▸ WRITTEN REQUEST: Any pictures in the records below must be left out when you repeat the lines from the line containing "Output the component" through the line containing "const MARKER_V = [8.0];" exactly.

▸ GIVEN RECORDS:
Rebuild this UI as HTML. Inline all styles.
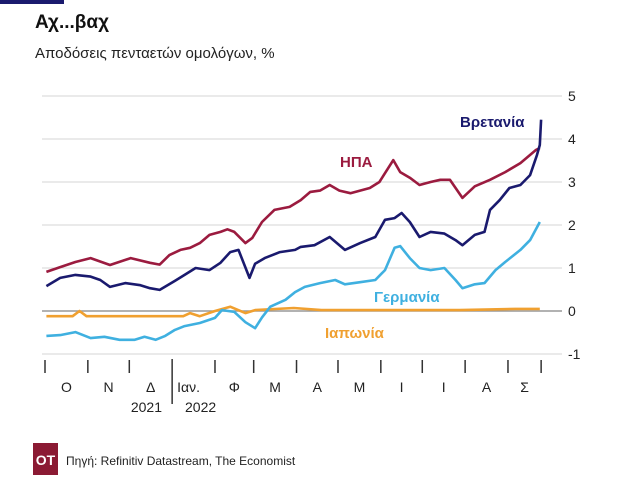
<!DOCTYPE html>
<html><head><meta charset="utf-8"><style>
body{margin:0;background:#fff;width:624px;height:493px;overflow:hidden;font-family:"Liberation Sans","DejaVu Sans",sans-serif;}
svg text{font-family:"Liberation Sans","DejaVu Sans",sans-serif;}
</style></head><body>
<svg width="624" height="493" viewBox="0 0 624 493">
<rect x="0" y="0" width="64" height="4" fill="#1a1a6e"/>
<text x="35" y="28" font-size="19" font-weight="bold" fill="#111">Αχ...βαχ</text>
<text x="35" y="58" font-size="15" fill="#222">Αποδόσεις πενταετών ομολόγων, %</text>
<g id="grid"></g>
<g id="series"></g>
<g id="xaxis"></g>
<text x="460" y="127" font-size="15" font-weight="bold" fill="#1a1a6e">Βρετανία</text>
<text x="340" y="167" font-size="15" font-weight="bold" fill="#9b1b3f">ΗΠΑ</text>
<text x="374" y="302" font-size="15" font-weight="bold" fill="#3fb0e0">Γερμανία</text>
<text x="325" y="338" font-size="15" font-weight="bold" fill="#f0a030">Ιαπωνία</text>
<rect x="33" y="443" width="25" height="32" fill="#8b1a33"/>
<text x="45.5" y="465" font-size="14" font-weight="bold" fill="#fff" text-anchor="middle">OT</text>
<text x="66" y="465" font-size="12" fill="#222">Πηγή: Refinitiv Datastream, The Economist</text>
</svg>
<script>
const yTicks=[5,4,3,2,1,0,-1];
const monthDays=[0,31,61,92,123,151,182,212,243,273,304,335,359];
const monthLabels=["Ο","Ν","Δ","Ιαν.","Φ","Μ","Α","Μ","Ι","Ι","Α","Σ"];
const usDays=[1,11,22,33,47,62,76,83,90,98,105,112,119,127,132,137,145,150,157,166,177,185,192,199,206,213,221,235,242,252,257,264,271,279,286,293,302,311,322,333,344,355,358];
const usVals=[.91,1.02,1.14,1.23,1.07,1.23,1.12,1.08,1.3,1.42,1.47,1.58,1.77,1.84,1.9,1.84,1.58,1.7,2.07,2.35,2.42,2.58,2.77,2.8,2.93,2.8,2.74,2.86,3.0,3.51,3.23,3.1,2.93,3.0,3.05,3.05,2.63,2.9,3.05,3.23,3.44,3.74,3.79];
const ukDays=[1,11,22,33,40,47,58,69,76,83,94,101,109,119,127,134,140,148,152,159,170,181,185,195,206,217,228,239,246,253,258,264,271,279,289,297,302,311,318,322,329,336,344,351,356,358,359];
const ukVals=[.58,.77,.84,.8,.72,.56,.65,.6,.53,.49,.7,.84,1.0,.95,1.12,1.37,1.42,.77,1.1,1.23,1.37,1.42,1.49,1.53,1.72,1.42,1.58,1.72,2.12,2.16,2.28,2.07,1.72,1.84,1.8,1.65,1.53,1.77,1.84,2.35,2.58,2.86,2.93,3.16,3.63,3.86,4.45];
const deDays=[1,11,22,33,43,54,65,72,80,87,94,101,112,123,128,137,145,152,157,163,174,181,188,199,210,217,228,239,246,253,257,264,271,279,289,297,302,311,318,326,333,344,351,358];
const deVals=[-.58,-.56,-.49,-.63,-.6,-.67,-.67,-.6,-.67,-.58,-.44,-.35,-.28,-.16,.02,-.02,-.26,-.4,-.15,.1,.26,.44,.56,.65,.72,.62,.67,.72,.95,1.47,1.51,1.23,1.0,.95,1.0,.72,.53,.62,.65,.95,1.14,1.42,1.65,2.07];
const jpDays=[1,20,25,30,100,105,112,123,134,145,152,180,200,250,300,340,358];
const jpVals=[-.12,-.12,0,-.12,-.12,-.05,-.12,0,.1,-.05,.02,.07,.02,.02,.02,.05,.05];

const NS="http://www.w3.org/2000/svg";
function xS(d){return 45+1.382*d;}
function yS(v){return 311-43*v;}
function mk(tag,attrs,parent){const e=document.createElementNS(NS,tag);for(const k in attrs)e.setAttribute(k,attrs[k]);parent.appendChild(e);return e;}
const grid=document.getElementById('grid');
yTicks.forEach(v=>{
  const l=mk('line',{x1:42,x2:562,y1:yS(v),y2:yS(v),stroke:v===0?'#999':'#d4d4d4','stroke-width':v===0?1.5:1},grid);
  
  
  const t=mk('text',{x:568,y:yS(v)+5,'font-size':14,fill:'#222'},grid);
  t.textContent=String(v);
  
  
});
const xa=document.getElementById('xaxis');
monthDays.forEach((d,i)=>{
  const isYear=(i===3);
  const l=mk('line',{x1:xS(d),x2:xS(d),y1:isYear?359:360,y2:isYear?404:373,stroke:'#333','stroke-width':1.5},xa);
  
  
  if(i<monthLabels.length){
    const mid=(xS(d)+xS(monthDays[i+1]))/2;
    const t=mk('text',{x:isYear?xS(d)+5:mid,y:392,'font-size':14,fill:'#222','text-anchor':isYear?'start':'middle'},xa);
    t.textContent=monthLabels[i];
    
    
  }
});
const y1=mk('text',{x:162,y:412,'font-size':14,fill:'#222','text-anchor':'end'},xa);
y1.textContent='2021';


const y2=mk('text',{x:185,y:412,'font-size':14,fill:'#222'},xa);
y2.textContent='2022';



const sg=document.getElementById('series');
function line(days,vals,color,name){
  const pts=days.map((d,i)=>xS(d).toFixed(1)+','+yS(vals[i]).toFixed(1)).join(' ');
  const p=mk('polyline',{points:pts,fill:'none',stroke:color,'stroke-width':2.6,'stroke-linejoin':'round'},sg);
  
  
}
line(jpDays,jpVals,'#f0a030','line-japan');
line(deDays,deVals,'#3fb0e0','line-germany');
line(usDays,usVals,'#9b1b3f','line-us');
line(ukDays,ukVals,'#1a1a6e','line-uk');
</script>
</body></html>
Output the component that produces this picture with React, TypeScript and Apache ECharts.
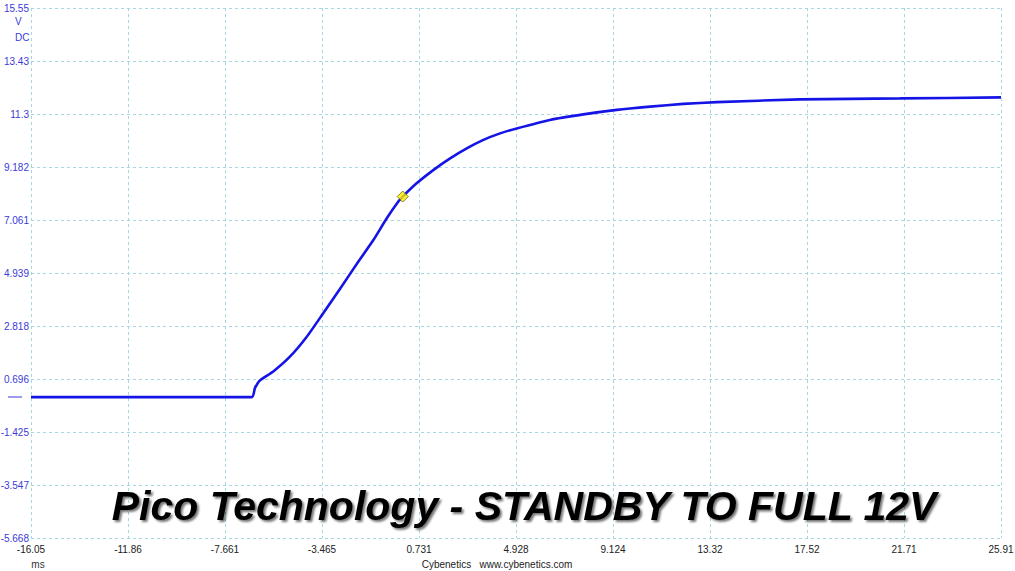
import React, { useEffect, useRef } from "react";
import * as echarts from "echarts";

const X_LABELS = ["-16.05", "-11.86", "-7.661", "-3.465", "0.731", "4.928", "9.124", "13.32", "17.52", "21.71", "25.91"];
const Y_LABELS = ["-5.668", "-3.547", "-1.425", "0.696", "2.818", "4.939", "7.061", "9.182", "11.3", "13.43", "15.55"];
const X_MIN = -16.05;
const X_MAX = 25.91;
const Y_MIN = -5.668;
const Y_MAX = 15.55;

// time (ms)
const TIME = [
  -16.05, -6.5, -6.36, -6.15, -5.57, -4.85, -4.12, -3.41, -2.68, -1.96, -1.24, -0.66, -0.16, 0.03,
  0.63, 1.35, 2.08, 2.8, 3.52, 4.24, 4.96, 6.4, 7.84, 9.29, 10.73, 12.17, 13.61, 17.22, 21.54, 25.91,
];
// voltage (V)
const VOLT = [
  -0.03, -0.03, 0.34, 0.64, 1.0, 1.59, 2.39, 3.33, 4.31, 5.3, 6.26, 7.13, 7.8, 8.0,
  8.53, 9.06, 9.53, 9.93, 10.27, 10.53, 10.73, 11.07, 11.29, 11.47, 11.6, 11.71, 11.78, 11.89, 11.93, 11.97,
];
const MARKER_T = [0.03];
const MARKER_V = [8.0];

const TITLE = "Pico Technology - STANDBY TO FULL 12V";
const UNIT_X = "ms";
const FOOTER = "Cybenetics   www.cybenetics.com";

export default function App() {
  const ref = useRef<HTMLDivElement>(null);
  useEffect(() => {
    document.body.style.margin = "0";
    const chart = echarts.init(ref.current!, null, { renderer: "svg" });
    const xStep = (X_MAX - X_MIN) / 10;
    const yStep = (Y_MAX - Y_MIN) / 10;
    const lineData = TIME.map((t, i) => [t - X_MIN, VOLT[i] - Y_MIN]);
    const markData = MARKER_T.map((t, i) => [t - X_MIN, MARKER_V[i] - Y_MIN]);
    const grid = "#a6d6e2";
    const font = "'Liberation Sans', Arial, sans-serif";
    chart.setOption({
      animation: false,
      backgroundColor: "#ffffff",
      grid: { left: 31, right: 14, top: 8, bottom: 33, containLabel: false, outerBoundsMode: "none" },
      xAxis: {
        type: "value",
        min: 0,
        max: xStep * 10,
        interval: xStep,
        axisLine: { show: false },
        axisTick: { show: false },
        axisLabel: {
          color: "#222",
          fontSize: 10,
          fontFamily: font,
          margin: 6,
          showMinLabel: true,
          showMaxLabel: true,
          formatter: (v: number) => X_LABELS[Math.round(v / xStep)] ?? "",
        },
        splitLine: { show: true, lineStyle: { color: grid, type: [3, 3], width: 1 } },
      },
      yAxis: {
        type: "value",
        min: 0,
        max: yStep * 10,
        interval: yStep,
        axisLine: { show: false },
        axisTick: { show: false },
        axisLabel: {
          color: "#3a3ad8",
          fontSize: 10,
          fontFamily: font,
          margin: 2,
          showMinLabel: true,
          showMaxLabel: true,
          formatter: (v: number) => Y_LABELS[Math.round(v / yStep)] ?? "",
        },
        splitLine: { show: true, lineStyle: { color: grid, type: [3, 3], width: 1 } },
      },
      series: [
        {
          type: "line",
          data: lineData,
          showSymbol: false,
          smooth: 0.2,
          lineStyle: { color: "#1414e6", width: 2.6 },
          z: 3,
        },
        {
          type: "scatter",
          data: markData,
          symbol: "diamond",
          symbolSize: 11,
          itemStyle: { color: "#ffee00", borderColor: "#666600", borderWidth: 1 },
          z: 4,
        },
      ],
      graphic: [
        { type: "text", left: 15, top: 16, style: { text: "V", fill: "#3a3ad8", font: `10px ${font}` } },
        { type: "text", left: 15, top: 32, style: { text: "DC", fill: "#3a3ad8", font: `10px ${font}` } },
        { type: "line", shape: { x1: 8, y1: 397, x2: 22, y2: 397 }, style: { stroke: "#3a3ad8", lineWidth: 1 } },
        {
          type: "text",
          x: 38,
          y: 564,
          style: { text: UNIT_X, fill: "#333", font: `10px ${font}`, align: "center", verticalAlign: "middle" },
        },
        {
          type: "text",
          x: 497,
          y: 564,
          style: { text: FOOTER, fill: "#222", font: `10px ${font}`, align: "center", verticalAlign: "middle" },
        },
        {
          type: "text",
          x: 524,
          y: 506,
          z: 10,
          style: {
            text: TITLE,
            font: "italic bold 41px 'Liberation Sans', Arial, sans-serif",
            align: "center",
            verticalAlign: "middle",
            fill: new echarts.graphic.LinearGradient(0, 0, 0, 1, [
              { offset: 0, color: "#5a5a5a" },
              { offset: 0.5, color: "#d8d8d8" },
              { offset: 1, color: "#2e2e2e" },
            ]),
            textShadowColor: "rgba(0,0,0,0.55)",
            textShadowBlur: 2,
            textShadowOffsetX: 2,
            textShadowOffsetY: 2,
          },
        },
      ],
    });
    return () => chart.dispose();
  }, []);
  return <div ref={ref} style={{ width: 1015, height: 571 }} />;
}
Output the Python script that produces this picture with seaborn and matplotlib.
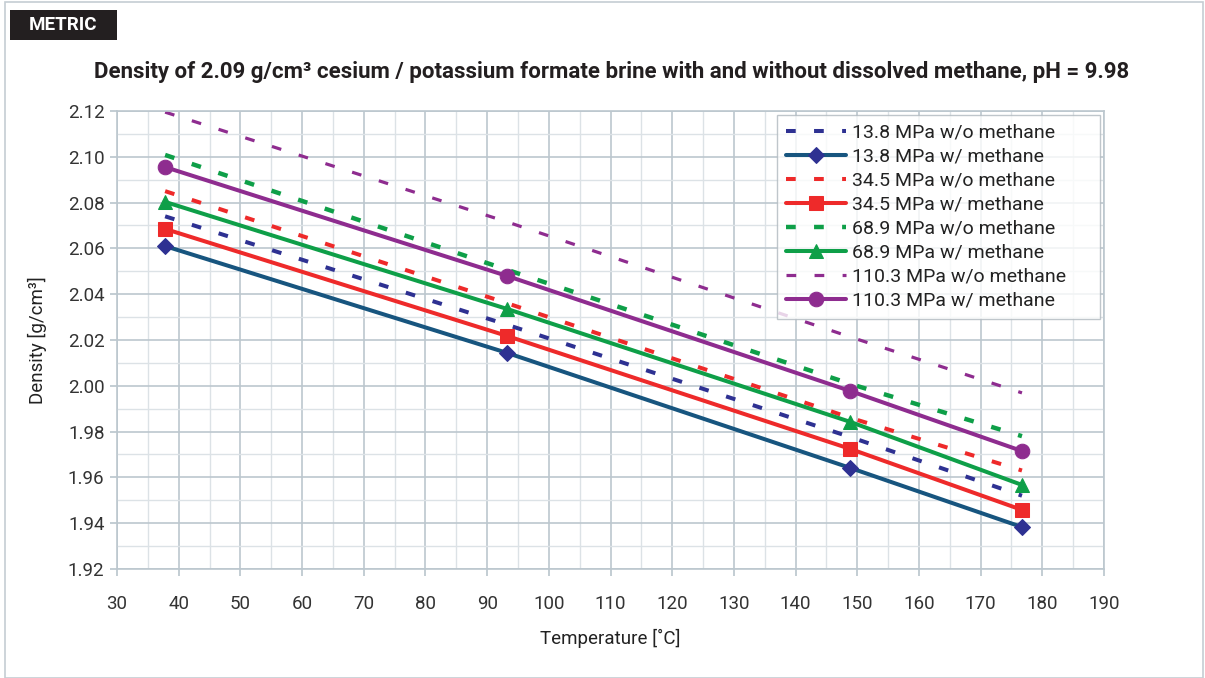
import numpy as np
import pandas as pd
import matplotlib.pyplot as plt
import seaborn as sns
from matplotlib.patches import Rectangle
from matplotlib.ticker import MultipleLocator

# temperatures of the measurement points (degC)
temps = [37.8, 93.3, 148.9, 176.7]

# densities (g/cm3)
wo_13_8 = [2.074, 2.0266, 1.9776, 1.952]
w_13_8 = [2.061, 2.0143, 1.9641, 1.9383]
wo_34_5 = [2.085, 2.036, 1.986, 1.963]
w_34_5 = [2.0685, 2.0217, 1.9724, 1.9458]
wo_68_9 = [2.1008, 2.0506, 2.0008, 1.978]
w_68_9 = [2.0803, 2.0335, 1.9842, 1.9567]
wo_110_3 = [2.1195, 2.0715, 2.0213, 1.9969]
w_110_3 = [2.0955, 2.0479, 1.9977, 1.9715]

labels = ["13.8 MPa w/o methane", "13.8 MPa w/ methane",
          "34.5 MPa w/o methane", "34.5 MPa w/ methane",
          "68.9 MPa w/o methane", "68.9 MPa w/ methane",
          "110.3 MPa w/o methane", "110.3 MPa w/ methane"]

sns.set_theme(style="whitegrid")
plt.rcParams['font.family'] = ['Roboto', 'DejaVu Sans']

fig = plt.figure(figsize=(12.05, 6.78), dpi=100)
ax = fig.add_axes([0.0971, 0.1608, 0.8191, 0.6755])

# (values, line colour, marker colour, marker, marker size, dashed?, linewidth)
series = [
    (wo_13_8, "#2E3192", None, None, 0, True, 2.9),
    (w_13_8, "#17557F", "#2E3192", "D", 8, False, 2.9),
    (wo_34_5, "#EE2A2A", None, None, 0, True, 2.9),
    (w_34_5, "#EE2A2A", "#EE2A2A", "s", 9.5, False, 2.9),
    (wo_68_9, "#0E9F48", None, None, 0, True, 3.2),
    (w_68_9, "#0E9F48", "#0E9F48", "^", 10, False, 2.9),
    (wo_110_3, "#8E2C8F", None, None, 0, True, 2.3),
    (w_110_3, "#8E2C8F", "#8E2C8F", "o", 10.5, False, 2.9),
]

for (vals, col, mcol, mk, ms, dashed, lw), lab in zip(series, labels):
    df = pd.DataFrame({"T": temps, "rho": vals})
    if dashed:
        # keep the dash period near 20 pt whatever the width
        on, off = 7.0 / lw, 13.2 / lw
        sns.lineplot(data=df, x="T", y="rho", ax=ax, color=col, lw=lw,
                     label=lab, linestyle=(0, (on, off)))
    else:
        sns.lineplot(data=df, x="T", y="rho", ax=ax, color=col, lw=lw,
                     label=lab, marker=mk, markersize=ms,
                     markerfacecolor=mcol, markeredgecolor=mcol)

ax.set_xlim(30, 190)
ax.set_ylim(1.92, 2.12)
ax.xaxis.set_major_locator(MultipleLocator(10))
ax.xaxis.set_minor_locator(MultipleLocator(5))
ax.yaxis.set_major_locator(MultipleLocator(0.02))
ax.yaxis.set_minor_locator(MultipleLocator(0.01))
ax.yaxis.set_major_formatter(plt.FormatStrFormatter("%.2f"))

ax.grid(which="major", color="#BCC7CE", lw=1.2)
ax.grid(which="minor", color="#DCE2E6", lw=1.0)
for s in ax.spines.values():
    s.set_color("#BCC7CE")
    s.set_linewidth(1.2)

ax.tick_params(axis="x", which="major", length=5, color="#BCC7CE", pad=14,
               labelsize=13.5, labelcolor="#333333", bottom=True)
ax.tick_params(axis="y", which="major", length=5, color="#BCC7CE", pad=4,
               labelsize=13.5, labelcolor="#333333", left=True)
ax.tick_params(which="minor", length=0)

ax.set_xlabel("Temperature [˚C]", fontsize=13.5, color="#222222", labelpad=11)
ax.set_ylabel("Density [g/cm³]", fontsize=13.5, color="#222222", labelpad=15)

# legend box stretched to the width it has in the original
leg = ax.legend(loc="upper left", bbox_to_anchor=(0.6687, 0.0, 0.3273, 0.9913),
                mode="expand", fontsize=14, frameon=True, fancybox=False,
                borderaxespad=0, handlelength=3.1, handletextpad=0.3,
                labelspacing=0.31, borderpad=0.45)
leg.get_frame().set_edgecolor("#B0B8BE")
leg.get_frame().set_linewidth(1.0)
for t in leg.get_texts():
    t.set_color("#222222")

# figure border and METRIC tag
fig.patches.append(Rectangle((0.004, 0.0), 0.994, 0.997, transform=fig.transFigure,
                             fill=False, edgecolor="#C5CDD3", lw=1.2))
fig.patches.append(Rectangle((10 / 1205, 1 - 40 / 678), 107 / 1205, 30 / 678,
                             transform=fig.transFigure, facecolor="#231F20",
                             edgecolor="none"))
fig.text(63 / 1205, 1 - 25 / 678, "METRIC", color="white", fontsize=13.5,
         fontweight="bold", ha="center", va="center")

fig.text(612 / 1205, 1 - 72 / 678,
         "Density of 2.09 g/cm³ cesium / potassium formate brine with and without dissolved methane, pH = 9.98",
         fontsize=16, fontweight="bold", ha="center", va="center", color="#231F20")

fig.savefig("out.png", dpi=100, facecolor="white")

▸ SOLUTION TO THIS EXERCISE:
Output the component that produces this picture with React, TypeScript and Apache ECharts.
import React, { useEffect, useRef } from "react";
import * as echarts from "echarts";

const X_LABELS = ["-16.05", "-11.86", "-7.661", "-3.465", "0.731", "4.928", "9.124", "13.32", "17.52", "21.71", "25.91"];
const Y_LABELS = ["-5.668", "-3.547", "-1.425", "0.696", "2.818", "4.939", "7.061", "9.182", "11.3", "13.43", "15.55"];
const X_MIN = -16.05;
const X_MAX = 25.91;
const Y_MIN = -5.668;
const Y_MAX = 15.55;

// time (ms)
const TIME = [
  -16.05, -6.5, -6.36, -6.15, -5.57, -4.85, -4.12, -3.41, -2.68, -1.96, -1.24, -0.66, -0.16, 0.03,
  0.63, 1.35, 2.08, 2.8, 3.52, 4.24, 4.96, 6.4, 7.84, 9.29, 10.73, 12.17, 13.61, 17.22, 21.54, 25.91,
];
// voltage (V)
const VOLT = [
  -0.03, -0.03, 0.34, 0.64, 1.0, 1.59, 2.39, 3.33, 4.31, 5.3, 6.26, 7.13, 7.8, 8.0,
  8.53, 9.06, 9.53, 9.93, 10.27, 10.53, 10.73, 11.07, 11.29, 11.47, 11.6, 11.71, 11.78, 11.89, 11.93, 11.97,
];
const MARKER_T = [0.03];
const MARKER_V = [8.0];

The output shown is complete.